A extravagância de Nica levava-a a ser acusada, como ou sem proveito, de promiscuidade, de ter dormido com Art Blakey ou Monk ou outros; mas isso realmente interessava? Pannonica era acusada de perdulária e ter gasto dinheiro muito para além do razoável, mesmo com os padrões de vida que ostentava - e seria verdade (Hanna conta que a tia tinha recorrido à família qu ando os fundos se tinham esgotado); e Hannah em dada altura pergunta-se de quantas mulheres teriam podido romper com a família e o passado e ir viver faustosamente no Bolivar Hotel? - Sim, Pannonica fazia-o, também porque podia (e podemos nós perguntar se seria escandaloso que um homem o tivesse feito...). Mas fê-lo, indiferente ao que a sociedade e a família lhe impunham, e pagou por isso. Seria amor, seria paixoneta de groupie ou seria paixão? Pelo Jazz ou por Thelonious Monk?

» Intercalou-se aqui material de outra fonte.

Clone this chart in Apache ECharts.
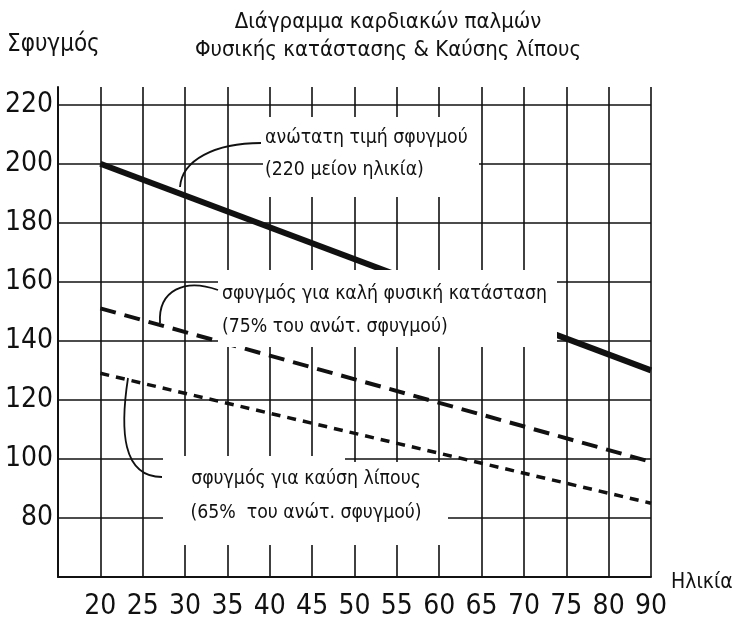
<!DOCTYPE html>
<html><head><meta charset="utf-8">
<script src="https://cdn.jsdelivr.net/npm/echarts@6/dist/echarts.min.js"></script>
<style>html,body{margin:0;padding:0;background:#fff}#c{width:744px;height:617px}</style>
</head><body><div id="c"></div>
<script>
// ---- data ----
const ageTicks = ['', '20', '25', '30', '35', '40', '45', '50', '55', '60', '65', '70', '75', '80', '90'];
const pulseTicks = [80, 100, 120, 140, 160, 180, 200, 220];
const lineAges = ['20', '90'];
const maxPulse = [200, 130];      // 220 μείον ηλικία
const fitnessPulse = [151, 99];   // 75%
const fatBurnPulse = [129, 85];   // 65%

const titleLines = ['Διάγραμμα καρδιακών παλμών', 'Φυσικής κατάστασης & Καύσης λίπους'];
const yName = 'Σφυγμός';
const xName = 'Ηλικία';
const noteMax = ['ανώτατη τιμή σφυγμού', '(220 μείον ηλικία)'];
const noteFit = ['σφυγμός για καλή φυσική κατάσταση', '(75% του ανώτ. σφυγμού)'];
const noteFat = ['σφυγμός για καύση λίπους', '(65%  του ανώτ. σφυγμού)'];

const pair = (xs, ys) => xs.map((x, i) => [x, ys[i]]);
const NUMFONT = '"DejaVu Sans Condensed", "DejaVu Sans", sans-serif';
const TXTFONT = '"DejaVu Sans Condensed", "DejaVu Sans", sans-serif';
const INK = '#111';

const chart = echarts.init(document.getElementById('c'), null, {renderer: 'canvas'});

function txt(x, y, s, size, align) {
  return {type: 'text', x: x, y: y, z: 102,
    style: {text: s, fill: INK, fontFamily: TXTFONT, fontSize: size, align: align || 'left', verticalAlign: 'middle'}};
}
function box(x, y, w, h) {
  return {type: 'rect', z: 100, shape: {x: x, y: y, width: w, height: h}, style: {fill: '#fff'}};
}
function curve(x1, y1, c1x, c1y, c2x, c2y, x2, y2) {
  return {type: 'bezierCurve', z: 101,
    shape: {x1: x1, y1: y1, cpx1: c1x, cpy1: c1y, cpx2: c2x, cpy2: c2y, x2: x2, y2: y2},
    style: {stroke: INK, lineWidth: 1.8, fill: null}};
}

chart.setOption({
  animation: false,
  backgroundColor: '#fff',
  grid: {left: 58, top: 87, width: 593, height: 490, containLabel: false, outerBoundsMode: 'none'},
  xAxis: {
    type: 'category', data: ageTicks, boundaryGap: false,
    axisLine: {show: true, lineStyle: {color: INK, width: 2}},
    axisTick: {show: false},
    axisLabel: {interval: 0, margin: 16, fontFamily: NUMFONT, fontSize: 28, color: INK},
    splitLine: {show: true, interval: 0, lineStyle: {color: INK, width: 1.6}}
  },
  yAxis: {
    type: 'value', min: 60, max: 226, interval: 20,
    axisLine: {show: true, lineStyle: {color: INK, width: 2}},
    axisTick: {show: false},
    axisLabel: {margin: 5, fontFamily: NUMFONT, fontSize: 28, color: INK, showMinLabel: false, showMaxLabel: false,
      formatter: v => pulseTicks.indexOf(v) >= 0 ? String(v) : ''},
    splitLine: {show: true, showMinLine: true, showMaxLine: false, lineStyle: {color: INK, width: 1.6}}
  },
  series: [
    {type: 'line', name: 'max', data: pair(lineAges, maxPulse), symbol: 'none', z: 3,
      lineStyle: {color: INK, width: 6, cap: 'butt'}},
    {type: 'line', name: 'fit', data: pair(lineAges, fitnessPulse), symbol: 'none', z: 3,
      lineStyle: {color: INK, width: 4, type: [16, 9], cap: 'butt'}},
    {type: 'line', name: 'fat', data: pair(lineAges, fatBurnPulse), symbol: 'none', z: 3,
      lineStyle: {color: INK, width: 3.5, type: [9, 7], cap: 'butt'}}
  ],
  graphic: [
    box(263, 117, 216, 80),
    box(218, 270, 339, 77),
    box(163, 456, 182, 89),
    box(345, 462, 103, 83),
    curve(261, 143, 215, 143, 182, 160, 180, 187),
    curve(218, 290, 185, 278, 158, 290, 160, 323),
    curve(128, 378, 120, 430, 122, 477, 162, 477),
    txt(388, 22, titleLines[0], 22, 'center'),
    txt(388, 50, titleLines[1], 22, 'center'),
    txt(7, 45, yName, 24),
    txt(671, 583, xName, 21),
    txt(265, 138, noteMax[0], 19.3),
    txt(265, 170, noteMax[1], 19.3),
    txt(222, 294, noteFit[0], 19.3),
    txt(222, 327, noteFit[1], 19.3),
    txt(306, 479, noteFat[0], 19.3, 'center'),
    txt(306, 513, noteFat[1], 19.3, 'center')
  ]
});
</script></body></html>
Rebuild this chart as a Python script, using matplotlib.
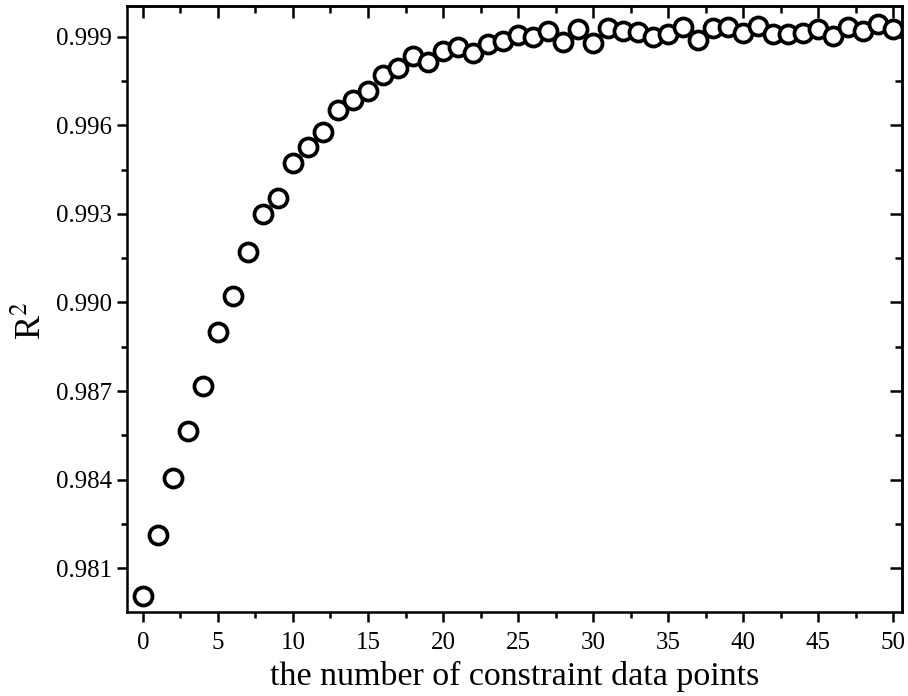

A paixão da tia-avó por Monk era absoluta, descobriu a jovem Hannah. Num dos episódios que relata, a polícia mandou parar o carro onde seguiam e acusou Monk de posse de drogas proibidas. Monk era um consumidor e já tinha estado preso, e Pannonica não hesitou em se acusar. Claro, uma vez mais, ela sabia que para uma Roschild a prisão não era o mesmo que para um junkie. Mas fê-lo, ainda assim, e foi presa e teve direito a capa dos jornais, como já tinha sido capa quando Charlie Parker, uns anos antes, lhe tinha ido morrer a casa.
O que é que tinha feito Kathleen Annie Pannoniva de Rothschild, baronesa de Koenigswarter, rebelar-se com a gaiola dourada que lhe estava destinada? A resposta, está, claro, em ser uma gaiola. Mas mesmo assim a biógrafa foi mais longe, com tanto de desencanto como admiração. Pannonica foi uma mulher num mundo de homens, irreverente, provocadora, extravagante, promíscua, talvez, esbanjadora, apaixonada, protectora dos músicos de Jazz, mas principalmente fez sempre o que quis (e pagou por isso, também), e pôde.
É uma biografia inesperada, para um amante de Jazz, mas um olhar muito interessante sobre A Baronesa.
A edição é da Asa, de 2016 (2012 no original) mas, como não foi um sucesso de vendas, não é fácil de encontrar no mercado.